Let’s take the example of Spain and the UK if you have worked in both countries or worked in the UK and live in Spain:
1. Where to claim
- If you have not worked in Spain but live in Spain at the time of retiring,
You should claim your UK state pension by contacting the International Pension Centre.
If you have accumulated pension rights in other countries, you will only receive those parts of your pension once you have reached the legal retirement age in those countries.
- If you live and last worked in Spain but have worked in the UK or/and other EU countries
You should make your claim for your pension from the Instituto Nacional de la Seguridad Social.
This Spanish institution will be responsible for processing your claim and bringing together records of your contributions from all the EU countries you worked in.
2. Retiring age in the UK and Spain
You would claim your pension where you now live (or last worked) once you have reached the legal retirement age in that country. You do not need to claim pension to each of the countries where you have worked.
The British State Pension age is worked out based on your gender and date of birth. You can check your state pension age here.
The Spanish retiring age is 65 years old in 2018 for all genders, increasing to 66 in October 2020 and 67 in 2028). There will be future revisions of the pension age and this may change.
3. How your pension is calculated
Pension authority in the country where you live at the time of claiming your pension will contact authorities in each EU country you have worked in. Each of these EU countries will look at the contributions you have paid into their system, how much you paid in other countries, and for how long you have worked in these countries.
To find out more about how your pension is calculated, eligibility periods and payment of your pension in this link.
4. State Pensions after Brexit for British nationals while living in Spain
This is What you need to know
The UK remains a full member until it exits the EU, and all rights and obligations of membership remain in place until then.
In December 2017, the UK government and the European Commission reached agreement in principle across the following three areas under consideration in the first phase of negotiations, on which further detail is set out in the Joint Report from the negotiators of the EU and the UK on progress: protecting the rights of Union citizens in the UK and UK citizens in the Union; the framework for addressing the unique circumstances in Northern Ireland; and the financial settlement; after the UK leaves the EU on 29 March 2019.
More information in the Comparison Table of the UK and EU positions on Citizens’ Rights.
As it states in Point 28 of the agreement the European Union and the United Kingdom government:
Social security coordination rules set out in Regulations (EC) No 883/2004 and (EC) No 987/2009 will apply. Social security coordination rules will cover Union citizens who on the specified date are or have been subject to UK legislation and UK nationals who are or have been subject to the legislation of an EU27 Member State, and EU27 and UK nationals within the scope of the Withdrawal Agreement by virtue of residence.

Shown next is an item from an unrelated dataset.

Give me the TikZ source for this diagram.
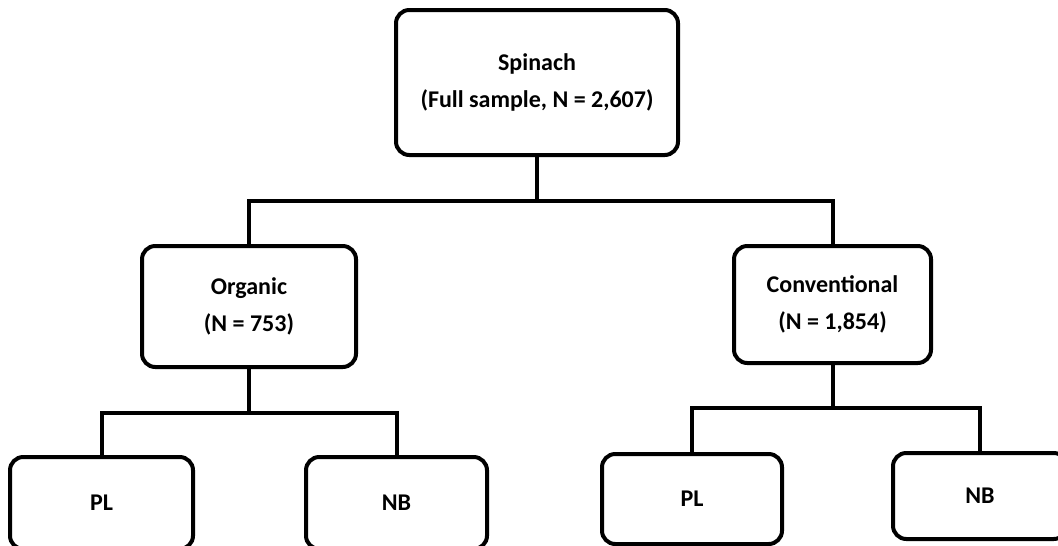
\documentclass[tikz,border=0pt]{standalone}
\usepackage{fontspec}
\setmainfont{Carlito}
\begin{document}
\begin{tikzpicture}[x=0.75pt,y=-0.75pt,
  box/.style={draw, line width=3pt, rounded corners=10pt, align=center,
    font=\bfseries\fontsize{18}{28}\selectfont},
  leaf/.style={box, minimum height=68pt},
  link/.style={line width=3pt}]
\clip (0,0) rectangle (1058,546);
\node[box, minimum width=211.5pt, minimum height=108.75pt] (spinach) at (537,82.5) {Spinach\\(Full sample, N = 2,607)};
\node[box, minimum width=160.5pt, minimum height=90.75pt] (organic) at (249,306.5) {Organic\\(N = 753)};
\node[box, minimum width=147.75pt, minimum height=87.75pt] (conv) at (832.5,304.5) {Conventional\\(N = 1,854)};
\node[leaf, minimum width=137.25pt, minimum height=69pt] (opl) at (101.5,503) {PL};
\node[leaf, minimum width=135.75pt, minimum height=69pt] (onb) at (396.5,503) {NB};
\node[leaf, minimum width=135pt, minimum height=67.5pt] (cpl) at (692,499) {PL};
\node[leaf, minimum width=130.5pt, minimum height=64.5pt] (cnb) at (980,496) {NB};
\coordinate (j0) at (537,201);
\coordinate (j1) at (249,413);
\coordinate (j2) at (832.5,408);
\draw [link] (spinach) -- (j0);
\draw [link] (organic.north) |- (j0) -| (conv.north);
\draw [link] (organic) -- (j1);
\draw [link] (opl.north) |- (j1) -| (onb.north);
\draw [link] (conv) -- (j2);
\draw [link] (cpl.north) |- (j2) -| (cnb.north);
\end{tikzpicture}
\end{document}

Those rules will also apply, for the purposes of aggregation of periods of social security insurance, to Union and UK citizens having worked or resided in the UK or in an EU27 Member State in the past.

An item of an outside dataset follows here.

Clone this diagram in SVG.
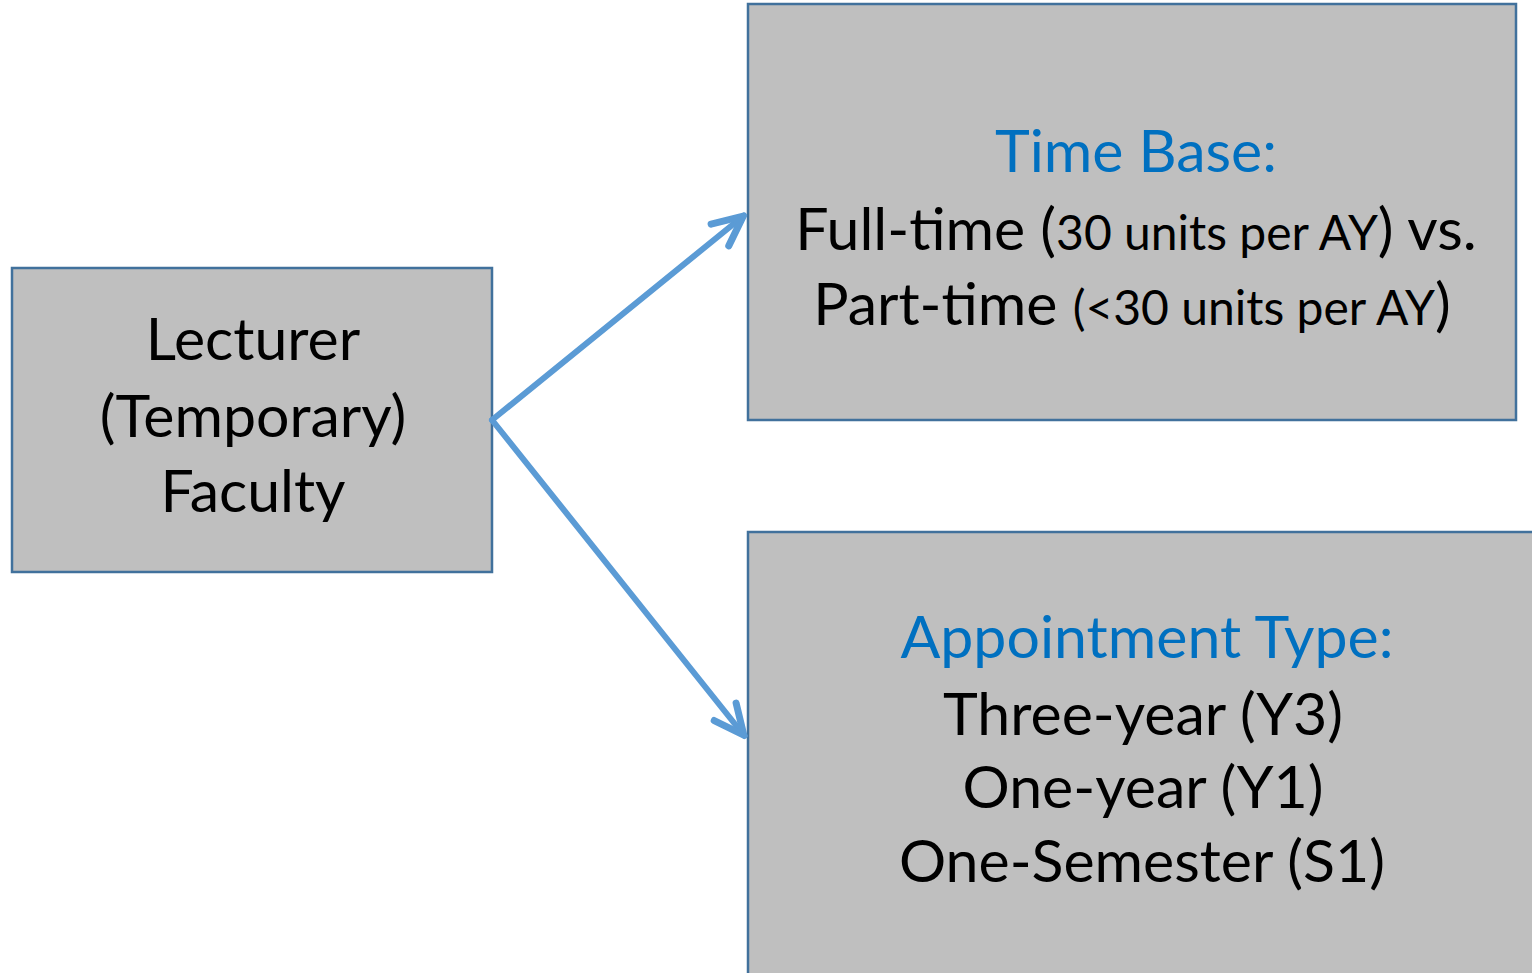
<svg xmlns="http://www.w3.org/2000/svg" width="1532" height="973" viewBox="0 0 1532 973">
<defs>
<style>
.box{fill:#BFBFBF;stroke:#41719C;stroke-width:2.5}
.t{font-family:Lato,"Open Sans","Liberation Sans",sans-serif;text-anchor:middle;fill:#000;font-size:59px}
.h{fill:#0070C0}
.s{font-size:48px}
.conn{fill:none;stroke:#5B9BD5;stroke-width:6;stroke-linecap:round}
</style>
<marker id="ah" viewBox="-38 -20 44 40" markerWidth="44" markerHeight="40" refX="0" refY="0" orient="auto" markerUnits="userSpaceOnUse">
<path d="M -31 -14 L -1 0 L -31 14" fill="none" stroke="#5B9BD5" stroke-width="7" stroke-linecap="round" stroke-linejoin="round"/>
</marker>
</defs>
<rect width="1532" height="973" fill="#FFFFFF"/>
<g id="lecturer">
<rect class="box" x="12" y="268" width="480" height="304"/>
<text class="t" x="253" y="360">Lecturer</text>
<text class="t" x="253" y="437">(Temporary)</text>
<text class="t" x="253" y="512">Faculty</text>
</g>
<g id="timebase">
<rect class="box" x="748" y="4" width="768" height="416"/>
<text class="t h" x="1136" y="172">Time Base:</text>
<text class="t" x="1136" y="250">Full-time (<tspan class="s">30 units per AY</tspan>) vs.</text>
<text class="t" x="1132" y="325">Part-time <tspan class="s">(&lt;30 units per AY</tspan>)</text>
</g>
<g id="appointment">
<rect class="box" x="748" y="532" width="800" height="460"/>
<text class="t h" x="1147" y="658">Appointment Type:</text>
<text class="t" x="1143" y="735">Three-year (Y3)</text>
<text class="t" x="1143" y="808">One-year (Y1)</text>
<text class="t" x="1142" y="882">One-Semester (S1)</text>
</g>
<g id="connectors">
<path class="conn" d="M 492 420 L 744 215.5" marker-end="url(#ah)"/>
<path class="conn" d="M 492 420 L 744.5 736" marker-end="url(#ah)"/>
</g>
</svg>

James Walsh, of the Pensions & Lifetime Savings Association, said: “The UK and EU have agreed that the UK will continue paying and uprating state pensions to UK citizens living in EU countries after Brexit – and vice versa.

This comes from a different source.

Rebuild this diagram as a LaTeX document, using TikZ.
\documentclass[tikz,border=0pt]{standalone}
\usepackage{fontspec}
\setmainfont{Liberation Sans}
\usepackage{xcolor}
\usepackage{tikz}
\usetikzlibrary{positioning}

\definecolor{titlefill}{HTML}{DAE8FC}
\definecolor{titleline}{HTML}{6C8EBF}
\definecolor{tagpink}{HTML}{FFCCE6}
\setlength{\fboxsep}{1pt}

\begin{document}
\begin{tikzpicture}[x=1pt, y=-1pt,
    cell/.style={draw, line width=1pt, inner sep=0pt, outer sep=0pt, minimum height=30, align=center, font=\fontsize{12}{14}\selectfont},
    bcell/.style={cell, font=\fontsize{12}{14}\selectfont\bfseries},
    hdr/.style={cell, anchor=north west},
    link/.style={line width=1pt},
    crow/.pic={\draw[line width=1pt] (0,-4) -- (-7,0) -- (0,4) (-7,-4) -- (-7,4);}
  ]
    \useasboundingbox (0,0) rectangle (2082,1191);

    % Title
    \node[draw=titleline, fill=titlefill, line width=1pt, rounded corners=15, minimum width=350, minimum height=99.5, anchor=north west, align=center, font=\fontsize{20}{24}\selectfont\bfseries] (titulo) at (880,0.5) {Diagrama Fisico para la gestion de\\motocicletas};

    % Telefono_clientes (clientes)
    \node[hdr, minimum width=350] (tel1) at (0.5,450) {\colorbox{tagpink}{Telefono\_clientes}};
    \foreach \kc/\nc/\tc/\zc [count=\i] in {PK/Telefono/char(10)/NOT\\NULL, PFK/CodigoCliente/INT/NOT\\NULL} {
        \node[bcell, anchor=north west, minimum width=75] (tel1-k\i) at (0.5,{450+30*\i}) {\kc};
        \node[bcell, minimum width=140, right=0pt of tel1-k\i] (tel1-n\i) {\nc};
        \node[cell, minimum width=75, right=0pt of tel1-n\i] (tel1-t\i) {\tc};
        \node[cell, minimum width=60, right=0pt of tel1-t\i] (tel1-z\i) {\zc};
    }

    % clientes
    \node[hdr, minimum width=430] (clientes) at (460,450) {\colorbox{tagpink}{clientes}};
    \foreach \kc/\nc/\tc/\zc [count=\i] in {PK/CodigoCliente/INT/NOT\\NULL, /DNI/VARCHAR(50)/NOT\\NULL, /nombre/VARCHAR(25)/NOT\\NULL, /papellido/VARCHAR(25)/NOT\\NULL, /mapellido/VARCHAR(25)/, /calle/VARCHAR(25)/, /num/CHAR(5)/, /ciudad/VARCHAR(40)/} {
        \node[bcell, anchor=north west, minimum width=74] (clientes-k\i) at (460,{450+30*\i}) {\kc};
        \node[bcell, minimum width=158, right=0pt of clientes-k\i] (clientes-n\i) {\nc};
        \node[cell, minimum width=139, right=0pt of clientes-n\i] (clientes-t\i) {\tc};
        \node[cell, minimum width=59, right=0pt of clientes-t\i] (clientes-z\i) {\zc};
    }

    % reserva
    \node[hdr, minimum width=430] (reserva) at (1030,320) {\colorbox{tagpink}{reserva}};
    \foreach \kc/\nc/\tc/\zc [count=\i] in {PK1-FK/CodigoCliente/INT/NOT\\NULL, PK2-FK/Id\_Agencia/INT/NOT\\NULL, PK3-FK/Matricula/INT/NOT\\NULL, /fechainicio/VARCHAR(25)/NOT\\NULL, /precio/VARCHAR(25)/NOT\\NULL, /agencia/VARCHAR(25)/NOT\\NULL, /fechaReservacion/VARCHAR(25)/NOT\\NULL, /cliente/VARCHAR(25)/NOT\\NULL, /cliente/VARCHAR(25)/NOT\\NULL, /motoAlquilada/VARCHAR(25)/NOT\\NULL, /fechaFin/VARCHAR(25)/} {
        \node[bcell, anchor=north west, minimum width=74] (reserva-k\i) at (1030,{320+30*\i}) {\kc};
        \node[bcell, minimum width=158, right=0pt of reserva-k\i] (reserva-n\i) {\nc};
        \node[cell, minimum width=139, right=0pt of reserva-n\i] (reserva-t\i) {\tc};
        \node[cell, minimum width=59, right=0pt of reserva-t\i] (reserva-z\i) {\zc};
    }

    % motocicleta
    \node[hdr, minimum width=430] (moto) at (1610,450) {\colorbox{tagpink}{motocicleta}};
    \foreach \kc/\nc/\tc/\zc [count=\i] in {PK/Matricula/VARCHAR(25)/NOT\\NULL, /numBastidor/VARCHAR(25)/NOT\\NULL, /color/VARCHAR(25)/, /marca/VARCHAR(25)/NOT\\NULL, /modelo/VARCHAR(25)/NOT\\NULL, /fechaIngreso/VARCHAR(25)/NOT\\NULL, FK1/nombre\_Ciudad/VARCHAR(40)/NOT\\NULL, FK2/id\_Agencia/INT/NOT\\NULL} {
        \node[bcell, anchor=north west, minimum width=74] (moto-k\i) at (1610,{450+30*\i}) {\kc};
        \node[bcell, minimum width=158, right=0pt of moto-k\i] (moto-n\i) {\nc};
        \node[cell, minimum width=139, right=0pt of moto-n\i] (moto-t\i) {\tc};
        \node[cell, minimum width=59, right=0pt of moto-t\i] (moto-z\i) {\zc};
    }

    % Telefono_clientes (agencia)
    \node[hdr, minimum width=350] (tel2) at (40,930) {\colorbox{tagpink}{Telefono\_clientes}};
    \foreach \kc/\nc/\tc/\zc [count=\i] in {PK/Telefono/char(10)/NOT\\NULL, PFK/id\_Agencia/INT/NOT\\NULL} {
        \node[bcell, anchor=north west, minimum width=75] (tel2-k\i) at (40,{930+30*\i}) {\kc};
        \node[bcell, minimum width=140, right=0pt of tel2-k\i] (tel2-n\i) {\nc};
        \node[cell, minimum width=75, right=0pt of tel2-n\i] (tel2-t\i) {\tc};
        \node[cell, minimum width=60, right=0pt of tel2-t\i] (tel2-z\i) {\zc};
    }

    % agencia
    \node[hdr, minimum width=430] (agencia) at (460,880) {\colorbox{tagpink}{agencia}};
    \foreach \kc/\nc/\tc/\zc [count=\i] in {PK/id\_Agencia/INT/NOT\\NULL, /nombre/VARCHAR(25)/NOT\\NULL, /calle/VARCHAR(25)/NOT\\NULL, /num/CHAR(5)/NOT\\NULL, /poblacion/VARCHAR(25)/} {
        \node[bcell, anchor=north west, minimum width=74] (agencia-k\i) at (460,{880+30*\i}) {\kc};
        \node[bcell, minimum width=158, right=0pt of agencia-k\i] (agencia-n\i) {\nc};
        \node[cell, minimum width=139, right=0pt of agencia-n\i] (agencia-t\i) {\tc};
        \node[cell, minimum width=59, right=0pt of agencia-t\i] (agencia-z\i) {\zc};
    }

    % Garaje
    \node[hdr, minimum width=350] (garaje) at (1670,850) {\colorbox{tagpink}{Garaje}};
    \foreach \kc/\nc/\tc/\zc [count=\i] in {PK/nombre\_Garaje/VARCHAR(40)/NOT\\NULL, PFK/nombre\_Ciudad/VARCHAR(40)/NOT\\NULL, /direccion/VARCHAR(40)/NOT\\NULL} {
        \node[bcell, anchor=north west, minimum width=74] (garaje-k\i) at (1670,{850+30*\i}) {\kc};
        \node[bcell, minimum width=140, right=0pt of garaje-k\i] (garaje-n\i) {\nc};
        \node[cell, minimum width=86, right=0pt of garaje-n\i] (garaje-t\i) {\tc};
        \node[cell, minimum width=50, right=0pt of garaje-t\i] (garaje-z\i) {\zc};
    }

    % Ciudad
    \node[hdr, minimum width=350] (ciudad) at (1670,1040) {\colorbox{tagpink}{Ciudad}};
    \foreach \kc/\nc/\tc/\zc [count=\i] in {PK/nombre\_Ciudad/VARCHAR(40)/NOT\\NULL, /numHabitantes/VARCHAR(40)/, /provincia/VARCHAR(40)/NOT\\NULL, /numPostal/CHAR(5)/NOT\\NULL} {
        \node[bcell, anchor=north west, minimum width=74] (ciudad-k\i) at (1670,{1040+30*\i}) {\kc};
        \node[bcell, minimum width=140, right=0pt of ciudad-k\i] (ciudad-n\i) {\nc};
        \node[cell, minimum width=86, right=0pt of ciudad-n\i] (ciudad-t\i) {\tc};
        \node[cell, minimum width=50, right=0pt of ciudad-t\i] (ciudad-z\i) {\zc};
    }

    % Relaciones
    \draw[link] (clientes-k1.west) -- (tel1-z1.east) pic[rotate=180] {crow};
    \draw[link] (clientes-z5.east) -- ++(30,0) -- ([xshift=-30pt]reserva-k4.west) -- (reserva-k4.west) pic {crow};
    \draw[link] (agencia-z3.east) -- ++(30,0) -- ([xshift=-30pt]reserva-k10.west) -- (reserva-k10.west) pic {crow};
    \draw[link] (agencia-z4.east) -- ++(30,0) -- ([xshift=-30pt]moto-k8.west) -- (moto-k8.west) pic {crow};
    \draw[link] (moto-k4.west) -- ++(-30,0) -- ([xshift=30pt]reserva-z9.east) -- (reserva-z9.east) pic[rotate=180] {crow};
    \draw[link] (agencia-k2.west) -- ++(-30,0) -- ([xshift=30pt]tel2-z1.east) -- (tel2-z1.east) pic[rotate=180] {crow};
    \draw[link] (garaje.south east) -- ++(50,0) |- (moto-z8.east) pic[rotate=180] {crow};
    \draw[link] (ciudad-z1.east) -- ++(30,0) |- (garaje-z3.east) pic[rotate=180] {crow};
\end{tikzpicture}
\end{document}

“This means, for example, that British pensioners living in Spain will continue to get the same annual inflation increases they would have got in the UK. The same will apply to Spanish pensioners resident in Britain.”
On 19 March 2018, the UK reached a further agreement with the European Commission on the terms of a time-limited implementation period that will start on 30 March 2019 and last until 31 December 2020. This means that all UK nationals lawfully residing in another EU Member State on 31 December 2020 will be covered by the citizens’ rights agreement reached in December.